═════ PROVIDED DATA ═════
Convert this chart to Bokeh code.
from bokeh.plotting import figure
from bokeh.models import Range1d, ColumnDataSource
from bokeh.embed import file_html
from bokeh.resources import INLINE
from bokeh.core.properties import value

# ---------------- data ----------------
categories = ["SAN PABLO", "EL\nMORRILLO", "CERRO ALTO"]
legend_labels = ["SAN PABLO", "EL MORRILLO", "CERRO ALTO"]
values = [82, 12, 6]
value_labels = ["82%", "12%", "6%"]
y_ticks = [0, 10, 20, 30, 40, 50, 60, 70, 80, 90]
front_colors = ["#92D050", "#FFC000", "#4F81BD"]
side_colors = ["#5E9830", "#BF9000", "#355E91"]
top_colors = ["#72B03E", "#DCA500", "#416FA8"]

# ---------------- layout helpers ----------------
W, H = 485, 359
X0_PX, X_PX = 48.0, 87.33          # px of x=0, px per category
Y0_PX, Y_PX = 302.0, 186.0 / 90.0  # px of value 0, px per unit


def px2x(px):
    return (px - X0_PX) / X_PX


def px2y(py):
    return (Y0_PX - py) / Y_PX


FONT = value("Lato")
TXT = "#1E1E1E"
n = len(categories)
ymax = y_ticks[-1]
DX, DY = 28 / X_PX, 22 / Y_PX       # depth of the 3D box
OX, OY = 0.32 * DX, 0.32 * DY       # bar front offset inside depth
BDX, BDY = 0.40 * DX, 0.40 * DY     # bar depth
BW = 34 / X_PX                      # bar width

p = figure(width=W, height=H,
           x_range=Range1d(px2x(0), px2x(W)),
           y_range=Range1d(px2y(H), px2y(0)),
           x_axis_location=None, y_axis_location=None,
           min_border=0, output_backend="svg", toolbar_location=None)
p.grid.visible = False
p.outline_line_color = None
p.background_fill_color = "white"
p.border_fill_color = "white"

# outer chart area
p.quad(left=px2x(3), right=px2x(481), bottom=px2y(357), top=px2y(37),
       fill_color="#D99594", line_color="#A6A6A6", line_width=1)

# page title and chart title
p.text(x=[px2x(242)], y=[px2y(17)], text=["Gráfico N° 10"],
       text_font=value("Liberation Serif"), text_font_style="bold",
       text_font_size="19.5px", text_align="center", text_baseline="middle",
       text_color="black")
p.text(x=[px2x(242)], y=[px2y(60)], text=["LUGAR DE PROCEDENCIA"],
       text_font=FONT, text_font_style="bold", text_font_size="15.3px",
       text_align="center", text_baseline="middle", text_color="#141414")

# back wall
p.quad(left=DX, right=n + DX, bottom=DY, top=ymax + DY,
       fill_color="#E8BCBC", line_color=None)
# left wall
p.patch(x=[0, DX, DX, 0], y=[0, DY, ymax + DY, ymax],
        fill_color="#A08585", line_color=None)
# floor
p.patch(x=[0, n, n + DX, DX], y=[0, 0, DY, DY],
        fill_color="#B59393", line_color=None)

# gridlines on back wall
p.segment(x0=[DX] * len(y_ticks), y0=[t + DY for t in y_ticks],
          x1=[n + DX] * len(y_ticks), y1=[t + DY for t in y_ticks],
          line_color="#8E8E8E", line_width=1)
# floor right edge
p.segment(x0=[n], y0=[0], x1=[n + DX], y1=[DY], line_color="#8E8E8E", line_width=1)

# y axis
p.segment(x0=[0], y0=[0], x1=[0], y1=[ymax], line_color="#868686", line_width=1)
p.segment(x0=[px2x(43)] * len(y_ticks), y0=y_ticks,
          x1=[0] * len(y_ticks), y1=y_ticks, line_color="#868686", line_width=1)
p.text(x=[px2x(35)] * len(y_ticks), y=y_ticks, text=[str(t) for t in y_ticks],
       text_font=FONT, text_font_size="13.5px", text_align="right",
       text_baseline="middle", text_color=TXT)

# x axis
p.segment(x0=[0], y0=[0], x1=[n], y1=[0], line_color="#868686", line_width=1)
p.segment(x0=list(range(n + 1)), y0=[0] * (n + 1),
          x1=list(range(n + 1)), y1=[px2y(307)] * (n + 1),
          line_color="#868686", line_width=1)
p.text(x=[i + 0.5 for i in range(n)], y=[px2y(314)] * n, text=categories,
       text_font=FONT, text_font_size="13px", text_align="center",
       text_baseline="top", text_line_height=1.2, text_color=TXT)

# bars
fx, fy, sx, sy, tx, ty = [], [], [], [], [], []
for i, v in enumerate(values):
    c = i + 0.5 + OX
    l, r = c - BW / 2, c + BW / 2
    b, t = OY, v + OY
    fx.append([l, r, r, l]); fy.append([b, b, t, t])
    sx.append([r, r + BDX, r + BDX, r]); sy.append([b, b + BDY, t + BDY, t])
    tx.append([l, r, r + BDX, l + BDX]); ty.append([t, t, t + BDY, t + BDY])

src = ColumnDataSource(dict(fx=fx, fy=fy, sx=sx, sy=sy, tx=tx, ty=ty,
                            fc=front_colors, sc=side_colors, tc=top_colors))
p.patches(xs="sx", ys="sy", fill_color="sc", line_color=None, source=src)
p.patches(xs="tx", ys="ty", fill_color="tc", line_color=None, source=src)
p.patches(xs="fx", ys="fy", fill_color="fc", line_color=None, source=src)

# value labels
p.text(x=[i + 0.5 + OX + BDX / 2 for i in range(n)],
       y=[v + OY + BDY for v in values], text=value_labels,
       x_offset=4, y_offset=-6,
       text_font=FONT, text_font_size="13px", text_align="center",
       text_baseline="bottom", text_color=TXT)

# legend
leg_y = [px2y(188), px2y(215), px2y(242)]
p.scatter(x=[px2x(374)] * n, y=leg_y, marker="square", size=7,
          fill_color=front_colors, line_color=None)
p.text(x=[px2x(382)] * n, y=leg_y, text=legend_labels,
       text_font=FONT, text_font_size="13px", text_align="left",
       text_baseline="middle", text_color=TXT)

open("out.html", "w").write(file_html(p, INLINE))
═════
EXERCISE DESCRIPTION:
Give the data again, exactly as it stands.

PROBLEM SOLUTION:
Convert this chart to Bokeh code.
from bokeh.plotting import figure
from bokeh.models import Range1d, ColumnDataSource
from bokeh.embed import file_html
from bokeh.resources import INLINE
from bokeh.core.properties import value

# ---------------- data ----------------
categories = ["SAN PABLO", "EL\nMORRILLO", "CERRO ALTO"]
legend_labels = ["SAN PABLO", "EL MORRILLO", "CERRO ALTO"]
values = [82, 12, 6]
value_labels = ["82%", "12%", "6%"]
y_ticks = [0, 10, 20, 30, 40, 50, 60, 70, 80, 90]
front_colors = ["#92D050", "#FFC000", "#4F81BD"]
side_colors = ["#5E9830", "#BF9000", "#355E91"]
top_colors = ["#72B03E", "#DCA500", "#416FA8"]

# ---------------- layout helpers ----------------
W, H = 485, 359
X0_PX, X_PX = 48.0, 87.33          # px of x=0, px per category
Y0_PX, Y_PX = 302.0, 186.0 / 90.0  # px of value 0, px per unit


def px2x(px):
    return (px - X0_PX) / X_PX


def px2y(py):
    return (Y0_PX - py) / Y_PX


FONT = value("Lato")
TXT = "#1E1E1E"
n = len(categories)
ymax = y_ticks[-1]
DX, DY = 28 / X_PX, 22 / Y_PX       # depth of the 3D box
OX, OY = 0.32 * DX, 0.32 * DY       # bar front offset inside depth
BDX, BDY = 0.40 * DX, 0.40 * DY     # bar depth
BW = 34 / X_PX                      # bar width

p = figure(width=W, height=H,
           x_range=Range1d(px2x(0), px2x(W)),
           y_range=Range1d(px2y(H), px2y(0)),
           x_axis_location=None, y_axis_location=None,
           min_border=0, output_backend="svg", toolbar_location=None)
p.grid.visible = False
p.outline_line_color = None
p.background_fill_color = "white"
p.border_fill_color = "white"

# outer chart area
p.quad(left=px2x(3), right=px2x(481), bottom=px2y(357), top=px2y(37),
       fill_color="#D99594", line_color="#A6A6A6", line_width=1)

# page title and chart title
p.text(x=[px2x(242)], y=[px2y(17)], text=["Gráfico N° 10"],
       text_font=value("Liberation Serif"), text_font_style="bold",
       text_font_size="19.5px", text_align="center", text_baseline="middle",
       text_color="black")
p.text(x=[px2x(242)], y=[px2y(60)], text=["LUGAR DE PROCEDENCIA"],
       text_font=FONT, text_font_style="bold", text_font_size="15.3px",
       text_align="center", text_baseline="middle", text_color="#141414")

# back wall
p.quad(left=DX, right=n + DX, bottom=DY, top=ymax + DY,
       fill_color="#E8BCBC", line_color=None)
# left wall
p.patch(x=[0, DX, DX, 0], y=[0, DY, ymax + DY, ymax],
        fill_color="#A08585", line_color=None)
# floor
p.patch(x=[0, n, n + DX, DX], y=[0, 0, DY, DY],
        fill_color="#B59393", line_color=None)

# gridlines on back wall
p.segment(x0=[DX] * len(y_ticks), y0=[t + DY for t in y_ticks],
          x1=[n + DX] * len(y_ticks), y1=[t + DY for t in y_ticks],
          line_color="#8E8E8E", line_width=1)
# floor right edge
p.segment(x0=[n], y0=[0], x1=[n + DX], y1=[DY], line_color="#8E8E8E", line_width=1)

# y axis
p.segment(x0=[0], y0=[0], x1=[0], y1=[ymax], line_color="#868686", line_width=1)
p.segment(x0=[px2x(43)] * len(y_ticks), y0=y_ticks,
          x1=[0] * len(y_ticks), y1=y_ticks, line_color="#868686", line_width=1)
p.text(x=[px2x(35)] * len(y_ticks), y=y_ticks, text=[str(t) for t in y_ticks],
       text_font=FONT, text_font_size="13.5px", text_align="right",
       text_baseline="middle", text_color=TXT)

# x axis
p.segment(x0=[0], y0=[0], x1=[n], y1=[0], line_color="#868686", line_width=1)
p.segment(x0=list(range(n + 1)), y0=[0] * (n + 1),
          x1=list(range(n + 1)), y1=[px2y(307)] * (n + 1),
          line_color="#868686", line_width=1)
p.text(x=[i + 0.5 for i in range(n)], y=[px2y(314)] * n, text=categories,
       text_font=FONT, text_font_size="13px", text_align="center",
       text_baseline="top", text_line_height=1.2, text_color=TXT)

# bars
fx, fy, sx, sy, tx, ty = [], [], [], [], [], []
for i, v in enumerate(values):
    c = i + 0.5 + OX
    l, r = c - BW / 2, c + BW / 2
    b, t = OY, v + OY
    fx.append([l, r, r, l]); fy.append([b, b, t, t])
    sx.append([r, r + BDX, r + BDX, r]); sy.append([b, b + BDY, t + BDY, t])
    tx.append([l, r, r + BDX, l + BDX]); ty.append([t, t, t + BDY, t + BDY])

src = ColumnDataSource(dict(fx=fx, fy=fy, sx=sx, sy=sy, tx=tx, ty=ty,
                            fc=front_colors, sc=side_colors, tc=top_colors))
p.patches(xs="sx", ys="sy", fill_color="sc", line_color=None, source=src)
p.patches(xs="tx", ys="ty", fill_color="tc", line_color=None, source=src)
p.patches(xs="fx", ys="fy", fill_color="fc", line_color=None, source=src)

# value labels
p.text(x=[i + 0.5 + OX + BDX / 2 for i in range(n)],
       y=[v + OY + BDY for v in values], text=value_labels,
       x_offset=4, y_offset=-6,
       text_font=FONT, text_font_size="13px", text_align="center",
       text_baseline="bottom", text_color=TXT)

# legend
leg_y = [px2y(188), px2y(215), px2y(242)]
p.scatter(x=[px2x(374)] * n, y=leg_y, marker="square", size=7,
          fill_color=front_colors, line_color=None)
p.text(x=[px2x(382)] * n, y=leg_y, text=legend_labels,
       text_font=FONT, text_font_size="13px", text_align="left",
       text_baseline="middle", text_color=TXT)

open("out.html", "w").write(file_html(p, INLINE))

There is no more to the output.